Dunkin' Donuts' New Year's Resolution: Get Rid Of Artificial Coloring
Let's face it: When most of us stop for a doughnut on our way in to work in the morning, we're not really thinking about our health. In fact, sometimes the clearly not-from-nature insanely colored sprinkles or brightly hued frostings are exactly what draw us in. Good news for fans of morning sugar: Dunkin' Donuts kicked off 2018 by announcing plans to make that breakfast stop a little less guilt-inducing, declaring that doughnuts "now sold at Dunkin' Donuts restaurants nationwide are no longer being made using colors from artificial sources."
This movement goes along with a previous announcement from Dunkin' Brands Group, which also runs ice-cream chain Baskin-Robbins, in which it "pledged to eliminate artificial dyes from all of its food and beverages in the U.S. by the end of 2018," including ice cream, syrups, sauces, and sprinkles.
That's all and well and good, but we wondered: What are the actual advantages of natural food coloring? It doesn't appear that Dunkin' will suffer from a lackluster, all-natural palette: The chain's new Snow Flurries doughnut, for example, has bright blue icing with snowflake sprinkles.
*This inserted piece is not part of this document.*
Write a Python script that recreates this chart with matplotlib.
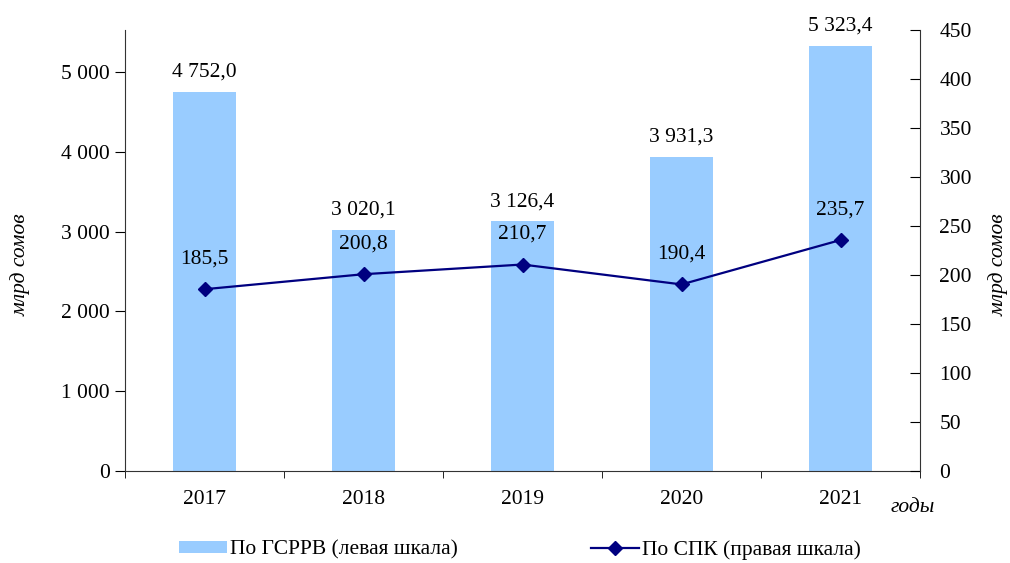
import numpy as np
import matplotlib.pyplot as plt
from matplotlib.ticker import FuncFormatter, FixedLocator

plt.rcParams['font.family'] = ['Liberation Serif', 'DejaVu Serif']

years = ['2017', '2018', '2019', '2020', '2021']
gsrrv = [4752.0, 3020.1, 3126.4, 3931.3, 5323.4]
spk = [185.5, 200.8, 210.7, 190.4, 235.7]

bar_color = '#99CCFF'
line_color = '#000080'
fs = 15.5


def ru(v, dec=0):
    s = f'{v:,.{dec}f}'
    return s.replace(',', ' ').replace('.', ',')


fig = plt.figure(figsize=(10.1, 5.63), dpi=100)
ax = fig.add_axes([0.1238, 0.1634, 0.9109 - 0.1238, 0.9467 - 0.1634])
ax2 = ax.twinx()

x = np.arange(len(years))
bars = ax.bar(x, gsrrv, width=0.4, color=bar_color, label='По ГСРРВ (левая шкала)', zorder=2)
ax.set_xlim(-0.5, len(years) - 0.5)
ax.set_ylim(0, 5525)
ax.set_yticks(np.arange(0, 5001, 1000))
ax.yaxis.set_major_formatter(FuncFormatter(lambda v, p: ru(v)))
ax.set_xticks(x)
ax.set_xticklabels(years)
ax.xaxis.set_minor_locator(FixedLocator(np.arange(-0.5, len(years), 1.0)))
ax.tick_params(axis='x', which='major', length=0, pad=14, labelsize=fs)
ax.tick_params(axis='x', which='minor', length=5, direction='out')
ax.tick_params(axis='y', length=7, direction='out', labelsize=fs, pad=4)
for s in ['top', 'right']:
    ax.spines[s].set_visible(False)
ax.spines['left'].set_color('#333333')
ax.spines['bottom'].set_color('#333333')

for xi, v in zip(x, gsrrv):
    ax.text(xi, v + 130, ru(v, 1), ha='center', va='bottom', fontsize=fs)

line, = ax2.plot(x, spk, color=line_color, marker='D', markersize=7, linewidth=1.6,
                 label='По СПК (правая шкала)', zorder=3)
ax2.set_ylim(0, 450)
ax2.set_yticks(np.arange(0, 451, 50))
ax2.tick_params(axis='y', length=7, direction='in', labelsize=fs, pad=14)
for s in ['top', 'left', 'bottom']:
    ax2.spines[s].set_visible(False)
ax2.spines['right'].set_color('#333333')

for xi, v in zip(x, spk):
    ax2.text(xi, v + 21, ru(v, 1), ha='center', va='bottom', fontsize=fs)

fig.text(0.02, 0.53, 'млрд сомов', rotation=90, ha='center', va='center',
         fontsize=fs, style='italic')
fig.text(0.989, 0.53, 'млрд сомов', rotation=90, ha='center', va='center',
         fontsize=fs, style='italic')
fig.text(0.904, 0.098, 'годы', ha='center', va='center', fontsize=fs, style='italic')

fig.legend([bars, line], ['По ГСРРВ (левая шкала)', 'По СПК (правая шкала)'],
           loc='center', bbox_to_anchor=(0.515, 0.023), ncol=2, frameon=False,
           fontsize=15.5, handlelength=2.2, handleheight=0.5, handletextpad=0.15,
           columnspacing=6.2)

fig.savefig('out.png', dpi=100)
But then, we grew up in the age of the still-banned red dye no. 2, which caused M&Ms to toss its red candies for a decade, even though they didn't even use red dye no. 2. So what can Dunkin' accomplish with this switch?
According to registered dietitian Ian Cohen, "The FDA tends to err on the side of caution when it comes to artificial dyes; there's a limit to what kinds of food coloring can be used and the amount." Still, we seem to want our food to be pretty and bright: Healthline reports that "artificial food dye consumption has increased by 500 percent in the last 50 years, and children [unfortunately but unsurprisingly] are the biggest consumers." Usually bolder than natural food colors, artificial tints are mostly made from petroleum, and some studies have pointed to an association between these food colorings and hyperactivity and even cancer (as in the red dye no. 2 ban, when a Soviet study claimed that the substance led to tumors in rats). But Cohen points out, "as with most nutritional studies, correlation does not equal causation. That being said, removing artificial food coloring almost certainly has no downside aside from aesthetics but... you're still eating a doughnut."